Our next and final question comes from Brian Chin from Stifel. Please go ahead with your question.

Speaker 14

Hi, there. Thanks for sneaking me in. The company has previously discussed an incremental $1,000,000,000 to $1,500,000,000 increase to WSE for every 1% AI server penetration. Last year, given the underutilization of capacity and the focus on conversion activity, Maybe the math was lower last year, but now that utilization rates for advanced foundry and DRAM nodes have recovered, do you see AI growth, I guess, driving spending levels more consistent with that $1,000,000,000 to $1,500,000,000 And do you already see that maybe playing out to some degree in your order backlog?

Speaker 2

Yes, Brian, we're not going

Speaker 3

to talk about order backlog.
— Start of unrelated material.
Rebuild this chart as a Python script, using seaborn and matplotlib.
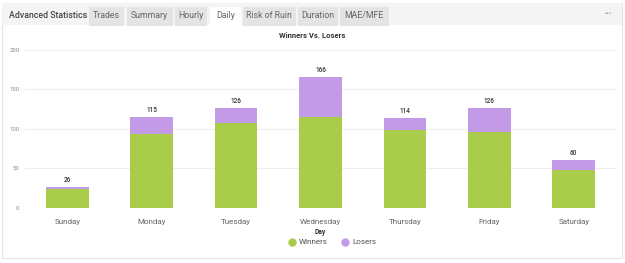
import numpy as np
import pandas as pd
import matplotlib
matplotlib.use("Agg")
import matplotlib.pyplot as plt
from matplotlib.patches import Rectangle
from matplotlib.lines import Line2D
import seaborn as sns

days = ["Sunday", "Monday", "Tuesday", "Wednesday", "Thursday", "Friday", "Saturday"]
winners = [23, 93, 107, 115, 99, 96, 48]
losers = [3, 22, 19, 51, 15, 30, 12]
tabs = ["Trades", "Summary", "Hourly", "Daily", "Risk of Ruin", "Duration", "MAE/MFE"]

green = "#a9cd4b"
purple = "#c39ae6"

df = pd.DataFrame({"Day": days, "Winners": winners, "Losers": losers})
df["Total"] = df["Winners"] + df["Losers"]

sns.set_theme(style="white")
plt.rcParams["font.family"] = ["Roboto", "DejaVu Sans"]

W, H = 625, 263
fig = plt.figure(figsize=(W / 100, H / 100), dpi=100)
fig.patch.set_facecolor("white")


def px(x, y, w, h):
    # pixel box (top-left origin) -> figure fraction rectangle
    return (x / W, 1 - (y + h) / H), w / W, h / H


# card + tab strip
xy, w, h = px(2, 3, 620, 255)
fig.patches.append(Rectangle(xy, w, h, transform=fig.transFigure, facecolor="white",
                             edgecolor="#e4e4e4", lw=0.8, zorder=-3))
xy, w, h = px(2, 3, 620, 22)
fig.patches.append(Rectangle(xy, w, h, transform=fig.transFigure, facecolor="#f4f4f4",
                             edgecolor="none", zorder=-2))
fig.text(9 / W, 1 - 16 / H, "Advanced Statistics", fontsize=6.3, color="#444444",
         fontweight="medium", va="center", ha="left")

tab_x = [89, 127, 175, 210, 243, 298, 340]
tab_w = [36, 47, 33, 32, 54, 41, 50]
for name, x0, tw in zip(tabs, tab_x, tab_w):
    fc = "white" if name == "Daily" else "#e4e4e4"
    xy, w, h = px(x0, 7, tw - 1.5, 19)
    fig.patches.append(Rectangle(xy, w, h, transform=fig.transFigure, facecolor=fc,
                                 edgecolor="none", zorder=-1))
    fig.text((x0 + (tw - 1.5) / 2) / W, 1 - 16 / H, name, fontsize=6.3, color="#666666",
             va="center", ha="center", zorder=2)
fig.text(608 / W, 1 - 14 / H, "•••", fontsize=5, color="#999999", va="center", ha="center")

fig.text(312 / W, 1 - 35 / H, "Winners Vs. Losers", fontsize=5.5, fontweight="bold",
         color="#333333", ha="center", va="center")

ax = fig.add_axes([25 / W, 1 - 207.5 / H, 591 / W, 157.5 / H])
ax.set_zorder(1)
ax.set_facecolor("none")
sns.barplot(data=df, x="Day", y="Total", color=purple, width=0.505, saturation=1,
            linewidth=0, ax=ax)
sns.barplot(data=df, x="Day", y="Winners", color=green, width=0.505, saturation=1,
            linewidth=0, ax=ax)

for i, t in enumerate(df["Total"]):
    ax.text(i, t + 4, str(t), ha="center", va="bottom", fontsize=4.7, color="#333333",
            fontweight="medium")

ax.set_ylim(0, 200)
ax.set_xlim(-0.5, len(days) - 0.5)
ax.set_yticks([0, 50, 100, 150, 200])
ax.yaxis.grid(True, color="#eeeeee", lw=0.8)
ax.set_axisbelow(True)
for s in ax.spines.values():
    s.set_visible(False)
ax.tick_params(axis="y", labelsize=4.3, labelcolor="#888888", length=0, pad=4)
ax.tick_params(axis="x", labelsize=5.8, labelcolor="#666666", length=0, pad=8.5)
ax.set_ylabel("")
ax.set_xlabel("Day", fontsize=4.8, fontweight="bold", color="#333333", labelpad=2)

handles = [Line2D([], [], marker="o", ls="none", markersize=5, color=green, label="Winners"),
           Line2D([], [], marker="o", ls="none", markersize=5, color=purple, label="Losers")]
fig.legend(handles=handles, loc="center", bbox_to_anchor=(332 / W, 1 - 242 / H), ncol=2,
           frameon=False, fontsize=5.8, labelcolor="#555555", handletextpad=0.4,
           columnspacing=1.6, handlelength=1)

fig.savefig("out.png", dpi=100)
But the statements we made, and you've got it right, which was for every percent that is an AI server versus an enterprise class server because of the 8 times DRAM, much bigger logic die, the GPUs and the 3 times NAND bits a 1,000,000,000 to 1,500,000,000 dollars incremental WFE and that's absolutely still how we see it. And but you're right, like if things are underutilized, you don't need to spend nearly as much, but that's a temporary situation. Eventually, things get back to being utilized.

Speaker 14

Okay. Yes, that's helpful. And then maybe just kind of a follow-up on the last follow-up. But again, of that $1,000,000,000 kind of shipment for Gail around in 2024 calendar year, How much of that is second half weighted? Is it more kind of pilot production or how much is it pilot versus high volume?

Speaker 2

Yes. We're not going to give color on exactly when we're shipping just because we figure that's more for our customers to talk about in terms of their expansion on these notes.

Speaker 3

Okay, fair enough.

Speaker 14

That's probably more second half bias. Thanks.

Speaker 3

Thanks. Thanks, Brian. Thank you, operator. That concludes our remarks guys. Thanks for joining the call.

Operator

Ladies and gentlemen, with that, we'll conclude today's conference call and presentation. We thank you for joining. You may now disconnect your lines.